Source data:
## BEGIN
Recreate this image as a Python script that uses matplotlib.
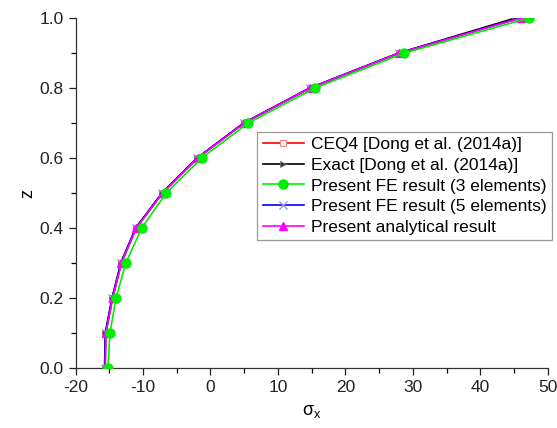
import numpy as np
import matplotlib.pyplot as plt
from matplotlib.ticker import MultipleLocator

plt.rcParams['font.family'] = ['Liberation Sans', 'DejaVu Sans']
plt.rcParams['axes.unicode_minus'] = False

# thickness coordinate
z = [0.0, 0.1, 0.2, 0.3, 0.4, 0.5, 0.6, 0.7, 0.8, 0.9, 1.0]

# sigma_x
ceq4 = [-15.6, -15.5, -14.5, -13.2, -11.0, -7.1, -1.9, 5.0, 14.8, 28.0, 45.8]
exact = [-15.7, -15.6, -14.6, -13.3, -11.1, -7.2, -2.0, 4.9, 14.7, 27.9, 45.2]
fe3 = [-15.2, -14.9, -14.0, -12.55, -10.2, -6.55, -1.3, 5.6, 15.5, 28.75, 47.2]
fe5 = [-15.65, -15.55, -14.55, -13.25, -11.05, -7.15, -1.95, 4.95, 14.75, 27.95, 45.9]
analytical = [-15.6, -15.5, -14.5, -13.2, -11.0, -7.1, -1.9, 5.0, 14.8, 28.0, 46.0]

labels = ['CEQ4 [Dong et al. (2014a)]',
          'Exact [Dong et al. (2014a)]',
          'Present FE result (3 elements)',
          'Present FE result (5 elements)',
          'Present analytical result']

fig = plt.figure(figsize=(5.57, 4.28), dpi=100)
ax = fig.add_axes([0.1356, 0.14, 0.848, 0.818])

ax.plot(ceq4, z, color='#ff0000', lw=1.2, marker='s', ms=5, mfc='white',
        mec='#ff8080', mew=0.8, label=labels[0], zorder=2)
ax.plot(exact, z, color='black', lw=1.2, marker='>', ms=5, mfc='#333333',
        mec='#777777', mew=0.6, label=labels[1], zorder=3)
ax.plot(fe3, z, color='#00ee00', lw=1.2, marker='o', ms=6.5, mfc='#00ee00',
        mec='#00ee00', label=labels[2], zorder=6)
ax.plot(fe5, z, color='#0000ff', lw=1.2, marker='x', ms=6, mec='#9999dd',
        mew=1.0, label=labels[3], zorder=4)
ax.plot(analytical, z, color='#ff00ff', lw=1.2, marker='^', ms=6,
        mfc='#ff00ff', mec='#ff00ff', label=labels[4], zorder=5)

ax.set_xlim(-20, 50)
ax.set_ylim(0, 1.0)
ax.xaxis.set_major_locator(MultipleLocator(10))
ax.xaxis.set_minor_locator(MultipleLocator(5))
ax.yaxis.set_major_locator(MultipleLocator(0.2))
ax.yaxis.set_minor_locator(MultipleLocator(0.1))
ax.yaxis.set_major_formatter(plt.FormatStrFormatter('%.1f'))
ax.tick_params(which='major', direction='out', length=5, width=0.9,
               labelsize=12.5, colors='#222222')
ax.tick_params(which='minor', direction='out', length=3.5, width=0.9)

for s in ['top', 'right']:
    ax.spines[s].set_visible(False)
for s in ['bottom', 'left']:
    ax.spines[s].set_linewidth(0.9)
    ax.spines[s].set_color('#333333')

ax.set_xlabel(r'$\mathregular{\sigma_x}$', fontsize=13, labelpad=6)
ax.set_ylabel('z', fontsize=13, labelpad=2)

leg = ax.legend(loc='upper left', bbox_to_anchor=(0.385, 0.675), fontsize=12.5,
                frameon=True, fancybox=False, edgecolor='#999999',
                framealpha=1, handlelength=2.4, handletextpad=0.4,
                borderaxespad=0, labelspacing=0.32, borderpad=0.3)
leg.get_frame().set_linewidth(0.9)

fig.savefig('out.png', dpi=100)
## END
What you will do: Reproduce only the lines from the beginning of the data through the line that contains "ax.spines[s].set_color('#333333')", both included, and please drop the pictures.

Answer to this task:
Recreate this image as a Python script that uses matplotlib.
import numpy as np
import matplotlib.pyplot as plt
from matplotlib.ticker import MultipleLocator

plt.rcParams['font.family'] = ['Liberation Sans', 'DejaVu Sans']
plt.rcParams['axes.unicode_minus'] = False

# thickness coordinate
z = [0.0, 0.1, 0.2, 0.3, 0.4, 0.5, 0.6, 0.7, 0.8, 0.9, 1.0]

# sigma_x
ceq4 = [-15.6, -15.5, -14.5, -13.2, -11.0, -7.1, -1.9, 5.0, 14.8, 28.0, 45.8]
exact = [-15.7, -15.6, -14.6, -13.3, -11.1, -7.2, -2.0, 4.9, 14.7, 27.9, 45.2]
fe3 = [-15.2, -14.9, -14.0, -12.55, -10.2, -6.55, -1.3, 5.6, 15.5, 28.75, 47.2]
fe5 = [-15.65, -15.55, -14.55, -13.25, -11.05, -7.15, -1.95, 4.95, 14.75, 27.95, 45.9]
analytical = [-15.6, -15.5, -14.5, -13.2, -11.0, -7.1, -1.9, 5.0, 14.8, 28.0, 46.0]

labels = ['CEQ4 [Dong et al. (2014a)]',
          'Exact [Dong et al. (2014a)]',
          'Present FE result (3 elements)',
          'Present FE result (5 elements)',
          'Present analytical result']

fig = plt.figure(figsize=(5.57, 4.28), dpi=100)
ax = fig.add_axes([0.1356, 0.14, 0.848, 0.818])

ax.plot(ceq4, z, color='#ff0000', lw=1.2, marker='s', ms=5, mfc='white',
        mec='#ff8080', mew=0.8, label=labels[0], zorder=2)
ax.plot(exact, z, color='black', lw=1.2, marker='>', ms=5, mfc='#333333',
        mec='#777777', mew=0.6, label=labels[1], zorder=3)
ax.plot(fe3, z, color='#00ee00', lw=1.2, marker='o', ms=6.5, mfc='#00ee00',
        mec='#00ee00', label=labels[2], zorder=6)
ax.plot(fe5, z, color='#0000ff', lw=1.2, marker='x', ms=6, mec='#9999dd',
        mew=1.0, label=labels[3], zorder=4)
ax.plot(analytical, z, color='#ff00ff', lw=1.2, marker='^', ms=6,
        mfc='#ff00ff', mec='#ff00ff', label=labels[4], zorder=5)

ax.set_xlim(-20, 50)
ax.set_ylim(0, 1.0)
ax.xaxis.set_major_locator(MultipleLocator(10))
ax.xaxis.set_minor_locator(MultipleLocator(5))
ax.yaxis.set_major_locator(MultipleLocator(0.2))
ax.yaxis.set_minor_locator(MultipleLocator(0.1))
ax.yaxis.set_major_formatter(plt.FormatStrFormatter('%.1f'))
ax.tick_params(which='major', direction='out', length=5, width=0.9,
               labelsize=12.5, colors='#222222')
ax.tick_params(which='minor', direction='out', length=3.5, width=0.9)

for s in ['top', 'right']:
    ax.spines[s].set_visible(False)
for s in ['bottom', 'left']:
    ax.spines[s].set_linewidth(0.9)
    ax.spines[s].set_color('#333333')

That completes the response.